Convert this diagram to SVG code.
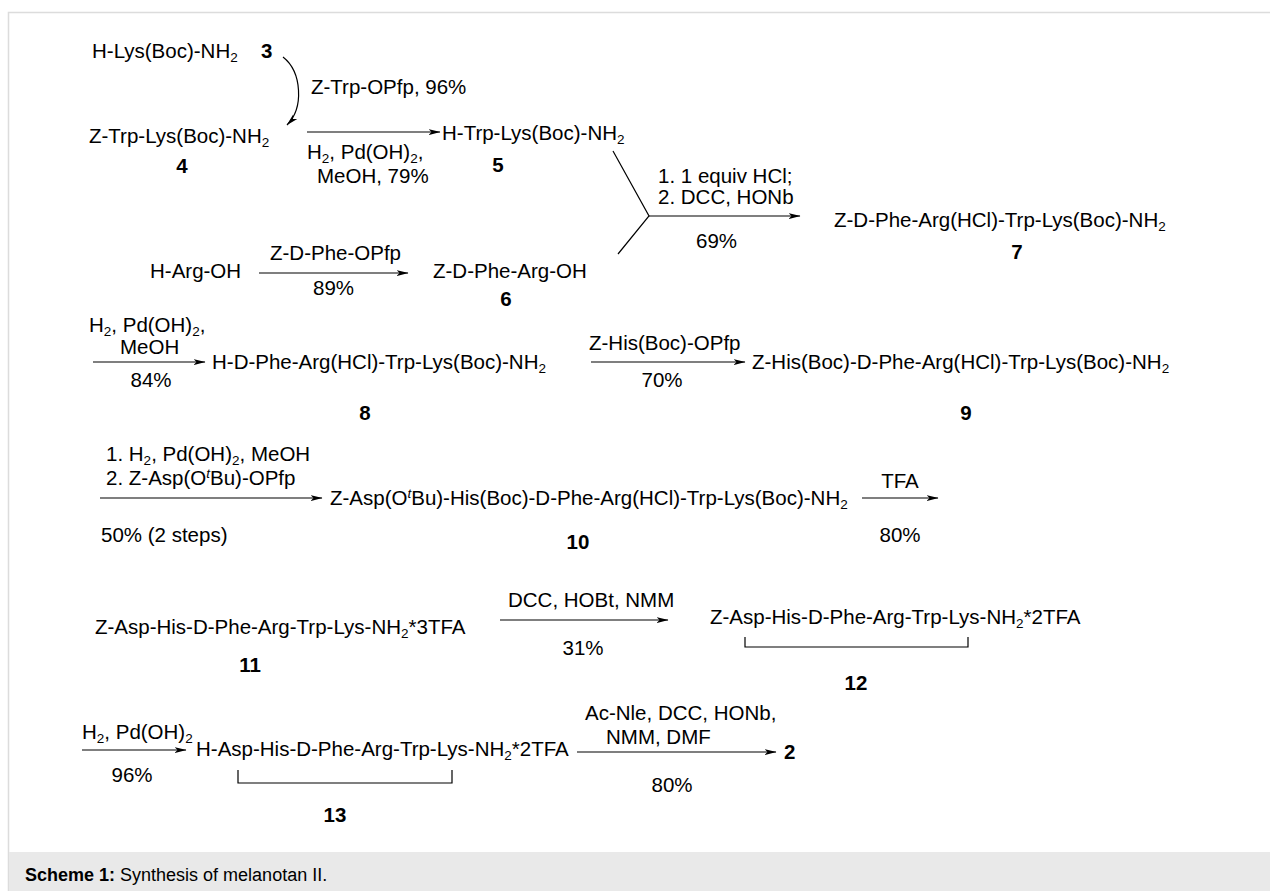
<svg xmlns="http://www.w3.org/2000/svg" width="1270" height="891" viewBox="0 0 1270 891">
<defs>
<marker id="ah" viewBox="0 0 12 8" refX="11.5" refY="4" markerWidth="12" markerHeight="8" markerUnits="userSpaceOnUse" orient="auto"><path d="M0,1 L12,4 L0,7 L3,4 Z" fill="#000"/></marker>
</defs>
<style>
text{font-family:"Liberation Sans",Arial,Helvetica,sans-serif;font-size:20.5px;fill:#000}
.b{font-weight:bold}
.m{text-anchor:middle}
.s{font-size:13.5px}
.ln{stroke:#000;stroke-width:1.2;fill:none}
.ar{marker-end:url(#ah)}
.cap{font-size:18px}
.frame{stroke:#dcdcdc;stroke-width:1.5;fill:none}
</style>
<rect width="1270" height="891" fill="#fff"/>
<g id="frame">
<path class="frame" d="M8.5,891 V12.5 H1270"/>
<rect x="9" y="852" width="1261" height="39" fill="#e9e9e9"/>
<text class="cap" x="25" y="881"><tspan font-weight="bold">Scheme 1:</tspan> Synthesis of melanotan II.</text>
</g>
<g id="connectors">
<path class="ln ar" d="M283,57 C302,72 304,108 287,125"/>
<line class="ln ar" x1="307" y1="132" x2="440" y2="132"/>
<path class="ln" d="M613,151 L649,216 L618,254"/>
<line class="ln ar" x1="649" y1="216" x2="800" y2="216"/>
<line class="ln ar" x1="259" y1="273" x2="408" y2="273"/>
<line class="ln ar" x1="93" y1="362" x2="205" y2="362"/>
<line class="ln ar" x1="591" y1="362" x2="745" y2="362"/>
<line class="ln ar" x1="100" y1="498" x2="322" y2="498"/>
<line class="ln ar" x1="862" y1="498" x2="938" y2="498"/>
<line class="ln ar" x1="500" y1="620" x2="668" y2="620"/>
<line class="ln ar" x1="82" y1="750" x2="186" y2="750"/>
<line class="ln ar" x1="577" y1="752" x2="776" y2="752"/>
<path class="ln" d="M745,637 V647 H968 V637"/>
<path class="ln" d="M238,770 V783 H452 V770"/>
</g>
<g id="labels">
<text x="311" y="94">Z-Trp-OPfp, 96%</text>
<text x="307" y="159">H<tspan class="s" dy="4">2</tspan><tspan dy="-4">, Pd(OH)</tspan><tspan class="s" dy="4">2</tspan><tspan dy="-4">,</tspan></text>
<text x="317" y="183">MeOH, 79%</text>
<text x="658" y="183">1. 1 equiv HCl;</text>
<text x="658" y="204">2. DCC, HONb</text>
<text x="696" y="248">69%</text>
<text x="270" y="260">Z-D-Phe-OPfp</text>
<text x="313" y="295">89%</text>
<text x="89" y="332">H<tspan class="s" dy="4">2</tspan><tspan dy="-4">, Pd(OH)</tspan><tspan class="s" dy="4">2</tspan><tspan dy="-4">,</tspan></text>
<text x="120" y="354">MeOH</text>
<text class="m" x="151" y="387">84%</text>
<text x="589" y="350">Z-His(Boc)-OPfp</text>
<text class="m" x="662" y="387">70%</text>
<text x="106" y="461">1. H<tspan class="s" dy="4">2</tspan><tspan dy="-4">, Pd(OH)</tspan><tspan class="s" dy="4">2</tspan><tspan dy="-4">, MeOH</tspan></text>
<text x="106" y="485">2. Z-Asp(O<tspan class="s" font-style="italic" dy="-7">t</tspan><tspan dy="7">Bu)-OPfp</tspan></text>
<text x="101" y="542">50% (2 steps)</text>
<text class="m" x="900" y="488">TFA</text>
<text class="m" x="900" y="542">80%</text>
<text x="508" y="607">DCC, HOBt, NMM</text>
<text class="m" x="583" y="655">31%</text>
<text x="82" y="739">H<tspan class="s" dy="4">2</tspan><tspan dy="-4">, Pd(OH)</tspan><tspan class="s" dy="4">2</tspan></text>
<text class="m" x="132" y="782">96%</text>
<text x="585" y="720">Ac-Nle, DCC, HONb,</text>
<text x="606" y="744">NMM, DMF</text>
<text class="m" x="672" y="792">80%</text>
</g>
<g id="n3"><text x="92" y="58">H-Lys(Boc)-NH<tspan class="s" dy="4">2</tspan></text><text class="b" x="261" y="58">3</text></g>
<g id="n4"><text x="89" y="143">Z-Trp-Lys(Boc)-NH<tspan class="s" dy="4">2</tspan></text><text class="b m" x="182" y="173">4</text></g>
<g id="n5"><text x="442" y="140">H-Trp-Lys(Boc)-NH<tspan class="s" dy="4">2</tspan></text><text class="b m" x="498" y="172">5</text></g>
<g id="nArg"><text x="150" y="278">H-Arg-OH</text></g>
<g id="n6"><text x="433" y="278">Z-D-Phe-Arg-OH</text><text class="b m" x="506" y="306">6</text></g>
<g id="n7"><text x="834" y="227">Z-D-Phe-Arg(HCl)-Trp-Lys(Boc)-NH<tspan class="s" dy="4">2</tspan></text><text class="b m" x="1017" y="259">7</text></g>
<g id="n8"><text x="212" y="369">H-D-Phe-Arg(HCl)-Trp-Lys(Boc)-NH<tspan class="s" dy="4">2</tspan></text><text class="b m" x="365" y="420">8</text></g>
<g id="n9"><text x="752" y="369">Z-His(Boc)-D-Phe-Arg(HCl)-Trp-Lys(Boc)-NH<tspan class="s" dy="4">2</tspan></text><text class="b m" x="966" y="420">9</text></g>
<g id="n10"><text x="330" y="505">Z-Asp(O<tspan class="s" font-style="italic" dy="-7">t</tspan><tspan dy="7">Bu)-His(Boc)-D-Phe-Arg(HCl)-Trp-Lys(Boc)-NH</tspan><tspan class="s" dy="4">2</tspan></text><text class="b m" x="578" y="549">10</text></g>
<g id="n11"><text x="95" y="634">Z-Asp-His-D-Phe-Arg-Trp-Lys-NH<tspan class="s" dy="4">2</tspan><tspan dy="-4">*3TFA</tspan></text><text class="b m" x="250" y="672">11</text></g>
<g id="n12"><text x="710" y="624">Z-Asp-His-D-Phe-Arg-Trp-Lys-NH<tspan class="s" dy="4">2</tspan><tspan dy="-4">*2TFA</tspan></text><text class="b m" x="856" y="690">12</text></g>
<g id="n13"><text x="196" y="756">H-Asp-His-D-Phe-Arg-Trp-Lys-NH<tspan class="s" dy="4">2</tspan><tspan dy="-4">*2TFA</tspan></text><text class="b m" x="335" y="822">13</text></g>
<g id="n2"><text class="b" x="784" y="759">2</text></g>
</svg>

═══

● **What to work on**
All of the material above should be reproduced exactly, except the pictures.

● **The response**
Convert this diagram to SVG code.
<svg xmlns="http://www.w3.org/2000/svg" width="1270" height="891" viewBox="0 0 1270 891">
<defs>
<marker id="ah" viewBox="0 0 12 8" refX="11.5" refY="4" markerWidth="12" markerHeight="8" markerUnits="userSpaceOnUse" orient="auto"><path d="M0,1 L12,4 L0,7 L3,4 Z" fill="#000"/></marker>
</defs>
<style>
text{font-family:"Liberation Sans",Arial,Helvetica,sans-serif;font-size:20.5px;fill:#000}
.b{font-weight:bold}
.m{text-anchor:middle}
.s{font-size:13.5px}
.ln{stroke:#000;stroke-width:1.2;fill:none}
.ar{marker-end:url(#ah)}
.cap{font-size:18px}
.frame{stroke:#dcdcdc;stroke-width:1.5;fill:none}
</style>
<rect width="1270" height="891" fill="#fff"/>
<g id="frame">
<path class="frame" d="M8.5,891 V12.5 H1270"/>
<rect x="9" y="852" width="1261" height="39" fill="#e9e9e9"/>
<text class="cap" x="25" y="881"><tspan font-weight="bold">Scheme 1:</tspan> Synthesis of melanotan II.</text>
</g>
<g id="connectors">
<path class="ln ar" d="M283,57 C302,72 304,108 287,125"/>
<line class="ln ar" x1="307" y1="132" x2="440" y2="132"/>
<path class="ln" d="M613,151 L649,216 L618,254"/>
<line class="ln ar" x1="649" y1="216" x2="800" y2="216"/>
<line class="ln ar" x1="259" y1="273" x2="408" y2="273"/>
<line class="ln ar" x1="93" y1="362" x2="205" y2="362"/>
<line class="ln ar" x1="591" y1="362" x2="745" y2="362"/>
<line class="ln ar" x1="100" y1="498" x2="322" y2="498"/>
<line class="ln ar" x1="862" y1="498" x2="938" y2="498"/>
<line class="ln ar" x1="500" y1="620" x2="668" y2="620"/>
<line class="ln ar" x1="82" y1="750" x2="186" y2="750"/>
<line class="ln ar" x1="577" y1="752" x2="776" y2="752"/>
<path class="ln" d="M745,637 V647 H968 V637"/>
<path class="ln" d="M238,770 V783 H452 V770"/>
</g>
<g id="labels">
<text x="311" y="94">Z-Trp-OPfp, 96%</text>
<text x="307" y="159">H<tspan class="s" dy="4">2</tspan><tspan dy="-4">, Pd(OH)</tspan><tspan class="s" dy="4">2</tspan><tspan dy="-4">,</tspan></text>
<text x="317" y="183">MeOH, 79%</text>
<text x="658" y="183">1. 1 equiv HCl;</text>
<text x="658" y="204">2. DCC, HONb</text>
<text x="696" y="248">69%</text>
<text x="270" y="260">Z-D-Phe-OPfp</text>
<text x="313" y="295">89%</text>
<text x="89" y="332">H<tspan class="s" dy="4">2</tspan><tspan dy="-4">, Pd(OH)</tspan><tspan class="s" dy="4">2</tspan><tspan dy="-4">,</tspan></text>
<text x="120" y="354">MeOH</text>
<text class="m" x="151" y="387">84%</text>
<text x="589" y="350">Z-His(Boc)-OPfp</text>
<text class="m" x="662" y="387">70%</text>
<text x="106" y="461">1. H<tspan class="s" dy="4">2</tspan><tspan dy="-4">, Pd(OH)</tspan><tspan class="s" dy="4">2</tspan><tspan dy="-4">, MeOH</tspan></text>
<text x="106" y="485">2. Z-Asp(O<tspan class="s" font-style="italic" dy="-7">t</tspan><tspan dy="7">Bu)-OPfp</tspan></text>
<text x="101" y="542">50% (2 steps)</text>
<text class="m" x="900" y="488">TFA</text>
<text class="m" x="900" y="542">80%</text>
<text x="508" y="607">DCC, HOBt, NMM</text>
<text class="m" x="583" y="655">31%</text>
<text x="82" y="739">H<tspan class="s" dy="4">2</tspan><tspan dy="-4">, Pd(OH)</tspan><tspan class="s" dy="4">2</tspan></text>
<text class="m" x="132" y="782">96%</text>
<text x="585" y="720">Ac-Nle, DCC, HONb,</text>
<text x="606" y="744">NMM, DMF</text>
<text class="m" x="672" y="792">80%</text>
</g>
<g id="n3"><text x="92" y="58">H-Lys(Boc)-NH<tspan class="s" dy="4">2</tspan></text><text class="b" x="261" y="58">3</text></g>
<g id="n4"><text x="89" y="143">Z-Trp-Lys(Boc)-NH<tspan class="s" dy="4">2</tspan></text><text class="b m" x="182" y="173">4</text></g>
<g id="n5"><text x="442" y="140">H-Trp-Lys(Boc)-NH<tspan class="s" dy="4">2</tspan></text><text class="b m" x="498" y="172">5</text></g>
<g id="nArg"><text x="150" y="278">H-Arg-OH</text></g>
<g id="n6"><text x="433" y="278">Z-D-Phe-Arg-OH</text><text class="b m" x="506" y="306">6</text></g>
<g id="n7"><text x="834" y="227">Z-D-Phe-Arg(HCl)-Trp-Lys(Boc)-NH<tspan class="s" dy="4">2</tspan></text><text class="b m" x="1017" y="259">7</text></g>
<g id="n8"><text x="212" y="369">H-D-Phe-Arg(HCl)-Trp-Lys(Boc)-NH<tspan class="s" dy="4">2</tspan></text><text class="b m" x="365" y="420">8</text></g>
<g id="n9"><text x="752" y="369">Z-His(Boc)-D-Phe-Arg(HCl)-Trp-Lys(Boc)-NH<tspan class="s" dy="4">2</tspan></text><text class="b m" x="966" y="420">9</text></g>
<g id="n10"><text x="330" y="505">Z-Asp(O<tspan class="s" font-style="italic" dy="-7">t</tspan><tspan dy="7">Bu)-His(Boc)-D-Phe-Arg(HCl)-Trp-Lys(Boc)-NH</tspan><tspan class="s" dy="4">2</tspan></text><text class="b m" x="578" y="549">10</text></g>
<g id="n11"><text x="95" y="634">Z-Asp-His-D-Phe-Arg-Trp-Lys-NH<tspan class="s" dy="4">2</tspan><tspan dy="-4">*3TFA</tspan></text><text class="b m" x="250" y="672">11</text></g>
<g id="n12"><text x="710" y="624">Z-Asp-His-D-Phe-Arg-Trp-Lys-NH<tspan class="s" dy="4">2</tspan><tspan dy="-4">*2TFA</tspan></text><text class="b m" x="856" y="690">12</text></g>
<g id="n13"><text x="196" y="756">H-Asp-His-D-Phe-Arg-Trp-Lys-NH<tspan class="s" dy="4">2</tspan><tspan dy="-4">*2TFA</tspan></text><text class="b m" x="335" y="822">13</text></g>
<g id="n2"><text class="b" x="784" y="759">2</text></g>
</svg>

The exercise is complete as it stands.